Tablet Users Want to See Your Whole Website… Usually

Is your website optimized for mobile users? Do you have either a separate site or a separate template for mobile users, and the ability to automatically direct visitors to the appropriate version when they arrive at the site? And does your mobile website offer a link to your full website?

If your answer to all those questions is yes… great! Unfortunately, you’re not quite done.

The next question you have to ask yourself is whether you should offer a third version of your site, for tablet users. The answer to this question will depend on your audience, and your website analytics can help you find it.

Yesterday I showed how to use Google Analytics to see your visitors’ mobile devices and screen resolutions. Here’s where you can put that report to use. It will tell you exactly what screen resolutions your mobile visitors are using. For this exercise, you can ignore all of the information about smartphones and focus only on the tablet data. What you’re looking for are Kindle Fires and other small tablet devices. If the user’s screen resolution is at least 700px wide, consider them a standard, large-screen tablet user.

Tablet or Full Site?

If you don’t have a significant number of website visitors looking at your site on small tablets, you don’t need a special site for tablet users. It’s that simple. Most tablet users want to see your full site, and they’ll be upset if you send them to something else. But for smaller tablets, your full website won’t be an ideal experience. The question is whether you have enough visitors coming in on small tablets to make the effort of creating a site just for them worthwhile. If not, decide whether to send them to your mobile site or your full site. Unsure whether your full site will be usable for them? Then I’d advise you direct them first to your mobile site – as long as you have that link available to get them to the full site if they prefer.

In an ideal world, you’d want to create a tablet-optimized site. But practicality has to rule. Start worrying about a tablet site only when you see you have – or are very close to having – enough visitors to justify the effort.

To quote Jakob Nielsen’s Alertbox:

The guidelines are different for large tablets (10-inch form factor, as in Apple iPad, Lenovo IdeaPad, Samsung Galaxy, etc.), where full sites work reasonably well. For small tablets (7-inch form factor, as in Amazon Kindle Fire) the ideal would be to create yet a third design optimized for mid-sized devices, though most companies can get away with serving their mobile site to Kindle Fire users.

Optimize further for tablets?

If your website analytics tell you that you don’t have enough small tablet users to justify building a separate site or template, you still might have work in front of you.
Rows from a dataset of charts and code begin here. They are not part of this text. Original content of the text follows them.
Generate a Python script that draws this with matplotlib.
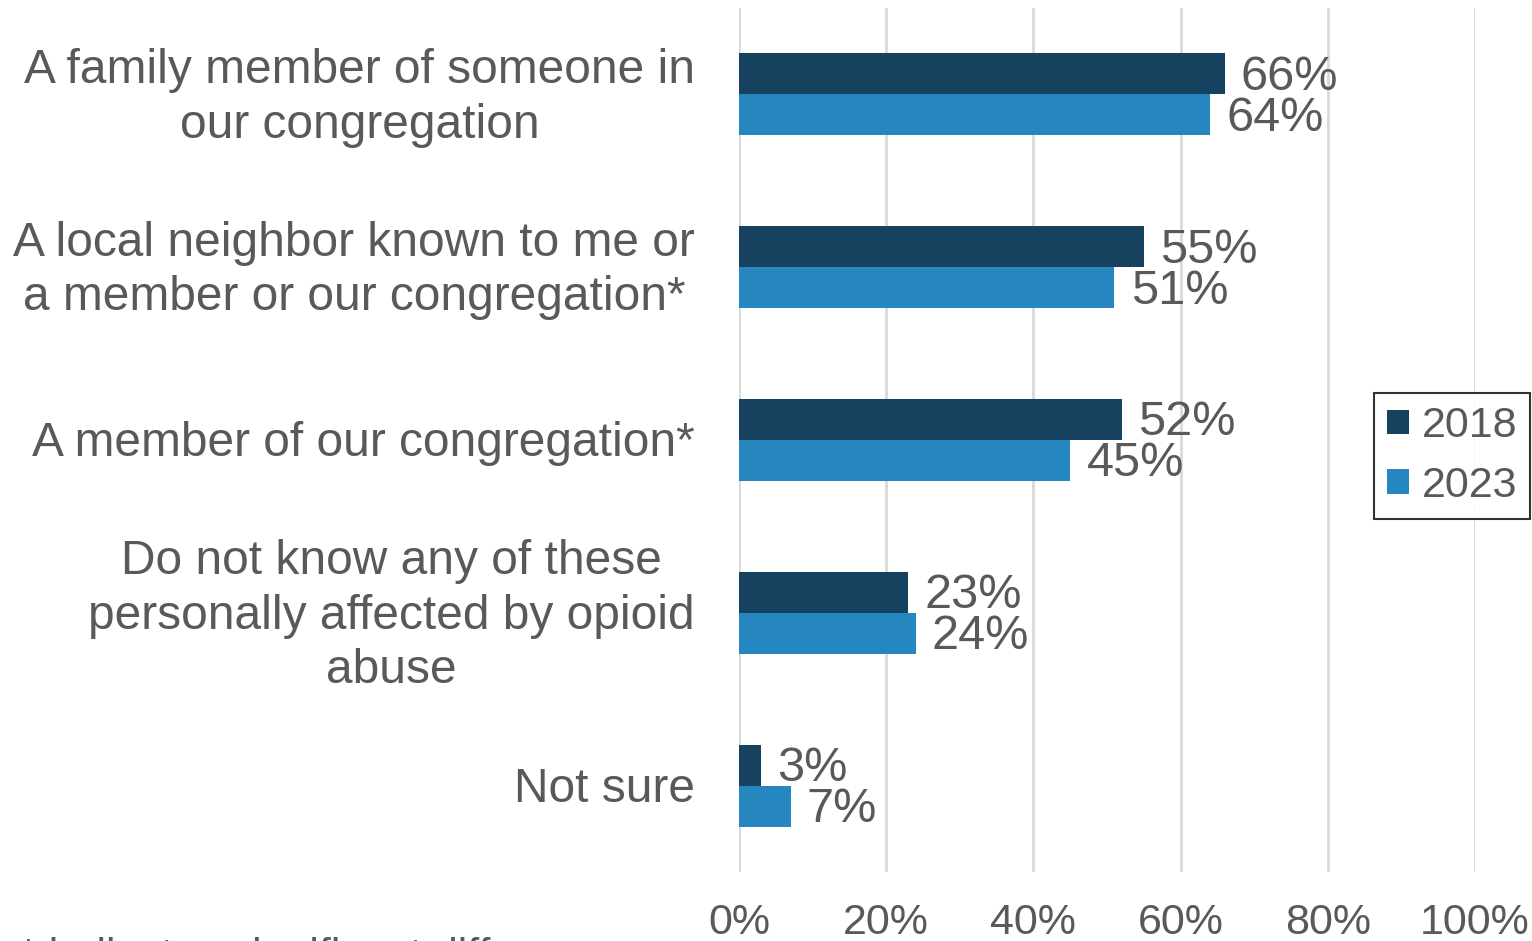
import matplotlib.pyplot as plt
import matplotlib.transforms as mtransforms
import numpy as np

plt.rcParams['font.family'] = ['Liberation Sans', 'DejaVu Sans']

categories = [
    "A family member of someone in\nour congregation",
    "A local neighbor known to me or\na member or our congregation*",
    "A member of our congregation*",
    "Do not know any of these\npersonally affected by opioid\nabuse",
    "Not sure",
]
vals_2018 = [66, 55, 52, 23, 3]
vals_2023 = [64, 51, 45, 24, 7]

c2018 = "#16425f"
c2023 = "#2586c0"
grey = "#595959"

fig = plt.figure(figsize=(15.32, 9.41), dpi=100)
ax = fig.add_axes([0.4824, 0.0733, 0.4804, 0.9182])

y = np.arange(len(categories))
h = 0.237
b1 = ax.barh(y - h / 2, vals_2018, height=h, color=c2018, label="2018", zorder=3)
b2 = ax.barh(y + h / 2, vals_2023, height=h, color=c2023, label="2023", zorder=3)

for bars, vals, dy in [(b1, vals_2018, 0.02), (b2, vals_2023, 0.02)]:
    for rect, v in zip(bars, vals):
        ax.text(v + 2.2, rect.get_y() + rect.get_height() / 2 + dy, f"{v}%",
                va="center", ha="left", fontsize=35, color=grey)

ax.set_xlim(0, 100)
ax.set_ylim(4.5, -0.5)
ax.set_xticks(np.arange(0, 101, 20))
ax.set_xticklabels([f"{t}%" for t in range(0, 101, 20)], fontsize=31, color=grey)
ax.set_yticks(y)
ax.set_yticklabels([])

# Kategorien als eigene Texte
trans = ax.get_yaxis_transform() + mtransforms.ScaledTranslation(-44 / 100, -3.5 / 100, fig.dpi_scale_trans)
for yi, cat in zip(y, categories):
    ax.text(0, yi, cat, transform=trans, ha="right", va="center",
            multialignment="center", linespacing=1.27, fontsize=34.5, color=grey)

ax.tick_params(axis="y", length=0)
ax.tick_params(axis="x", length=0, pad=22)
ax.xaxis.grid(True, color="#d9d9d9", linewidth=2, zorder=0)
for s in ax.spines.values():
    s.set_visible(False)

leg = ax.legend(loc="center right", bbox_to_anchor=(0.9987, 1 - 456 / 941),
                bbox_transform=fig.transFigure, fontsize=31,
                labelcolor=grey, frameon=True, fancybox=False, edgecolor="black",
                handlelength=0.5, handleheight=0.5, handletextpad=0.3,
                borderpad=0.3, labelspacing=0.45, borderaxespad=0)
leg.get_frame().set_linewidth(1.5)

fig.text(0.013, 1 - 937 / 941, "* indicates significant difference", fontsize=31,
         color=grey, va="top", ha="left")

fig.savefig("out.png", dpi=100)
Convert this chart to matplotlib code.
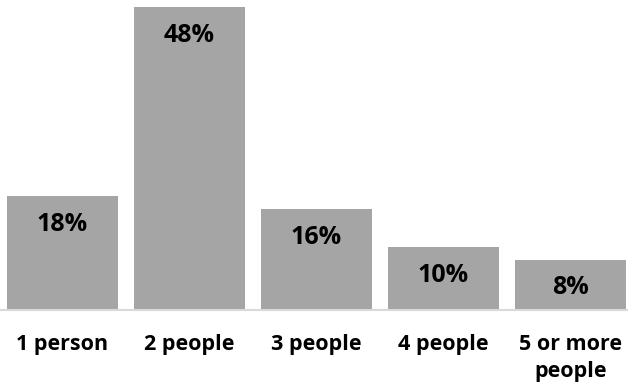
import matplotlib
matplotlib.use("Agg")
import matplotlib.pyplot as plt

# Household size distribution
categories = ["1 person", "2 people", "3 people", "4 people", "5 or more\npeople"]
shares = [18, 48, 16, 10, 8]

plt.rcParams["font.family"] = ["Open Sans", "DejaVu Sans"]

W, H = 628, 392
fig = plt.figure(figsize=(W / 100, H / 100), dpi=100)
base_px = 310          # baseline, pixels from top
ax = fig.add_axes([0, (H - base_px) / H, 1, base_px / H])

x = range(len(categories))
bars = ax.bar(x, shares, width=111 / 127, color="#A5A5A5", zorder=2)

ax.set_xlim(-62.5 / 127, (W - 62.5) / 127)
ax.set_ylim(0, 48 * base_px / 303)

for b, v in zip(bars, shares):
    ax.annotate(f"{v}%", (b.get_x() + b.get_width() / 2, v),
                xytext=(0, -20.5), textcoords="offset points",
                ha="center", va="center", fontsize=18, fontweight="bold",
                color="black")

for s in ["top", "right", "left"]:
    ax.spines[s].set_visible(False)
ax.spines["bottom"].set_color("#D9D9D9")
ax.spines["bottom"].set_linewidth(1.5)
ax.set_yticks([])
ax.set_xticks(list(x))
ax.set_xticklabels(categories, fontsize=15.5, fontweight="bold",
                   linespacing=1.4, va="top")
ax.tick_params(axis="x", length=0, pad=17)

fig.savefig("out.png", dpi=100)
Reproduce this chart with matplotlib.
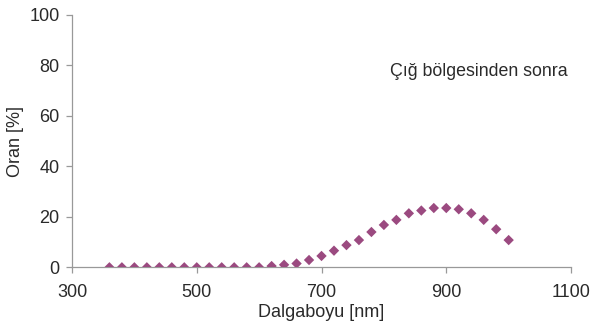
import matplotlib
matplotlib.use("Agg")
import matplotlib.pyplot as plt

plt.rcParams['font.family'] = ['Liberation Sans', 'DejaVu Sans']

wavelength = [360, 380, 400, 420, 440, 460, 480, 500, 520, 540, 560, 580, 600,
              620, 640, 660, 680, 700, 720, 740, 760, 780, 800, 820, 840, 860,
              880, 900, 920, 940, 960, 980, 1000]
ratio = [0, 0, 0, 0, 0, 0, 0, 0, 0, 0, 0, 0, 0,
         0.5, 1.0, 1.5, 2.9, 4.5, 6.6, 8.8, 10.8, 14.0, 16.8, 18.8, 21.4, 22.5,
         23.5, 23.5, 23.0, 21.4, 18.8, 15.1, 10.8]
xticks = [300, 500, 700, 900, 1100]
yticks = [0, 20, 40, 60, 80, 100]

fig = plt.figure(figsize=(5.92, 3.26), dpi=100)
ax = fig.add_axes([0.1216, 0.18, 0.843, 0.774])
ax.scatter(wavelength, ratio, marker='D', s=28, color='#9b4a80', edgecolors='none', zorder=3)
ax.set_xlim(300, 1100)
ax.set_ylim(0, 100)
ax.set_xticks(xticks)
ax.set_yticks(yticks)
for s in ['top', 'right']:
    ax.spines[s].set_visible(False)
for s in ['left', 'bottom']:
    ax.spines[s].set_color('#999999')
    ax.spines[s].set_linewidth(0.9)
ax.tick_params(axis='both', colors='#999999', labelcolor='#2a2a2a', labelsize=13, length=4, width=0.9)
ax.tick_params(axis='x', pad=8)
ax.tick_params(axis='y', pad=5)
ax.set_xlabel('Dalgaboyu [nm]', fontsize=13, color='#2a2a2a', labelpad=2)
ax.set_ylabel('Oran [%]', fontsize=13, color='#2a2a2a', labelpad=4)
ax.text(810, 77.5, 'Çığ bölgesinden sonra', fontsize=12.8, color='#2a2a2a', va='center', ha='left')
fig.savefig('out.png', dpi=100)
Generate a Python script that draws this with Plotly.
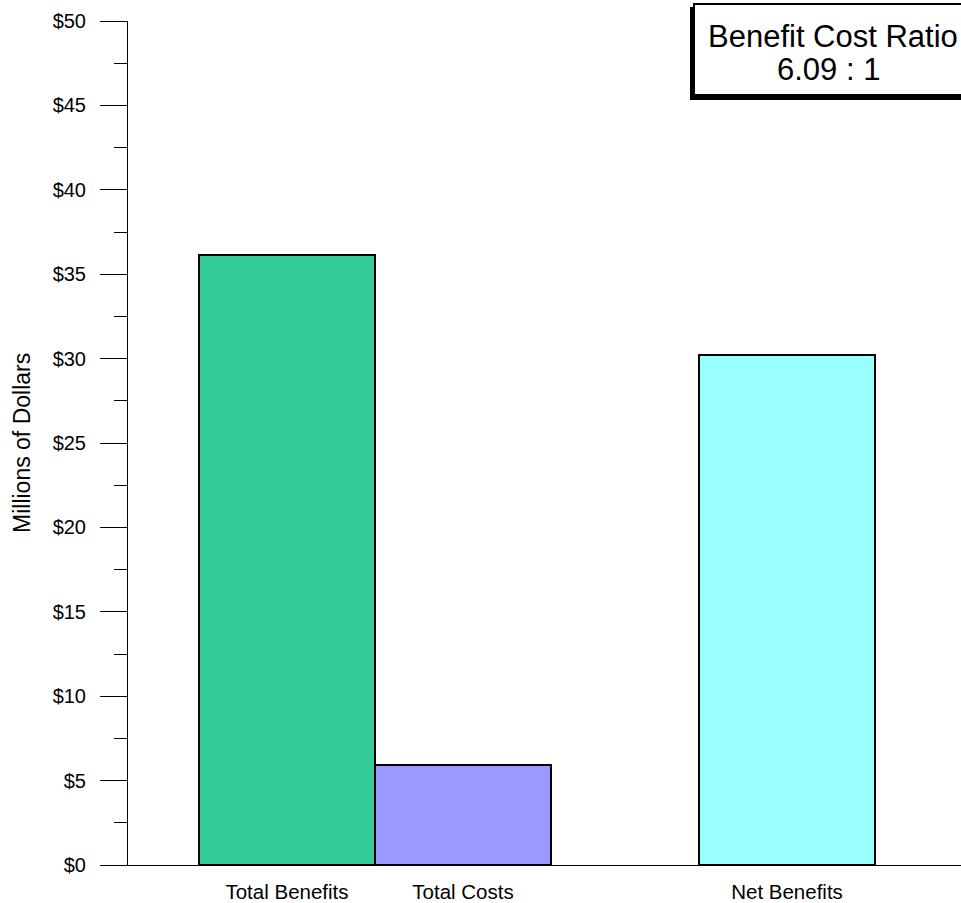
import plotly.graph_objects as go

categories = ["Total Benefits", "Total Costs", "Net Benefits"]
values = [36.14, 5.93, 30.21]
colors = ["#33CC99", "#9999FF", "#99FFFF"]
ratio_title = "Benefit Cost Ratio"
ratio_text = "6.09 : 1"
y_ticks = [0, 5, 10, 15, 20, 25, 30, 35, 40, 45, 50]
y_labels = ["$" + str(v) for v in y_ticks]

# layout: plot area in pixels
W, H = 961, 903
L, R, T, B = 128, 0, 21, 38
pw = W - L - R
ph = H - T - B
bar_px = 176.0
x_centers = [(287 - L) / bar_px, (463 - L) / bar_px, (787 - L) / bar_px]
x_max = pw / bar_px

def px_x(px):
    return (px - L) / pw

def px_y(py):
    return (H - B - py) / ph

fig = go.Figure()
fig.add_trace(go.Bar(
    x=x_centers, y=values, width=1.0,
    marker=dict(color=colors, line=dict(color="black", width=2)),
    showlegend=False, hoverinfo="y",
))

font = "Liberation Sans, Arial, sans-serif"
fig.update_layout(
    width=W, height=H,
    margin=dict(l=L, r=R, t=T, b=B, pad=0),
    paper_bgcolor="white", plot_bgcolor="white",
    font=dict(family=font, color="black", size=20),
    bargap=0,
    xaxis=dict(
        range=[0, x_max], tickvals=x_centers, ticktext=categories,
        showgrid=False, zeroline=False, showline=True, linecolor="black", linewidth=1,
        ticks="outside", ticklen=8, tickcolor="rgba(0,0,0,0)",
        tickfont=dict(size=20.5, family=font),
    ),
    yaxis=dict(
        range=[0, 50], tickvals=y_ticks, ticktext=y_labels,
        showgrid=False, zeroline=False, showline=True, linecolor="black", linewidth=1,
        ticks="outside", ticklen=27, tickcolor="black", tickwidth=1,
        ticklabelstandoff=10,
        minor=dict(dtick=2.5, ticks="outside", ticklen=13, tickcolor="black", tickwidth=1, showgrid=False),
        tickfont=dict(size=20, family=font),
    ),
)

fig.add_annotation(xref="paper", yref="paper", x=px_x(22), y=0.5,
                   text="Millions of Dollars", showarrow=False, textangle=-90,
                   font=dict(size=23, family=font), xanchor="center", yanchor="middle")

# ratio box with shadow (thicker left and bottom edges)
fig.add_shape(type="rect", xref="paper", yref="paper",
              x0=px_x(690), x1=px_x(980), y0=px_y(100), y1=px_y(7),
              fillcolor="black", line=dict(width=0), layer="above")
fig.add_shape(type="rect", xref="paper", yref="paper",
              x0=px_x(694), x1=px_x(984), y0=px_y(95), y1=px_y(4),
              fillcolor="white", line=dict(color="black", width=2), layer="above")
fig.add_annotation(xref="paper", yref="paper", x=px_x(832.5), y=px_y(36.5),
                   text=ratio_title, showarrow=False, font=dict(size=31, family=font),
                   xanchor="center", yanchor="middle")
fig.add_annotation(xref="paper", yref="paper", x=px_x(828.5), y=px_y(69.5),
                   text=ratio_text, showarrow=False, font=dict(size=31, family=font),
                   xanchor="center", yanchor="middle")

fig.write_html("out.html")
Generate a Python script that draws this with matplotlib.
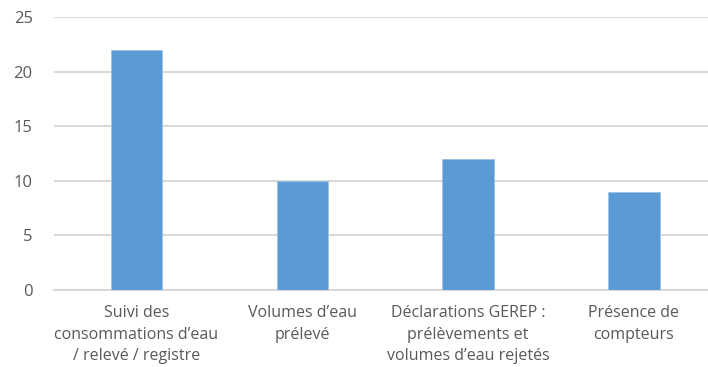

Take a look at the key functional areas on your main website – especially your ecommerce pages, data collection forms, and the landing pages you link to from emails or search advertising. Make sure these areas work really well for both mobile and desktop users. If necessary, make accommodations here for tablet users who will be navigating with their “fat finger” rather than a mouse. Make submission buttons and search buttons easy to use on a touchscreen. And make sure you’re not presenting more information than is really needed; if possible, move secondary information off to secondary pages, to be accessed only by the few users who will need it.

Tablet users are important enough to warrant your concern and attention, even if you find that they don’t yet warrant a separate website.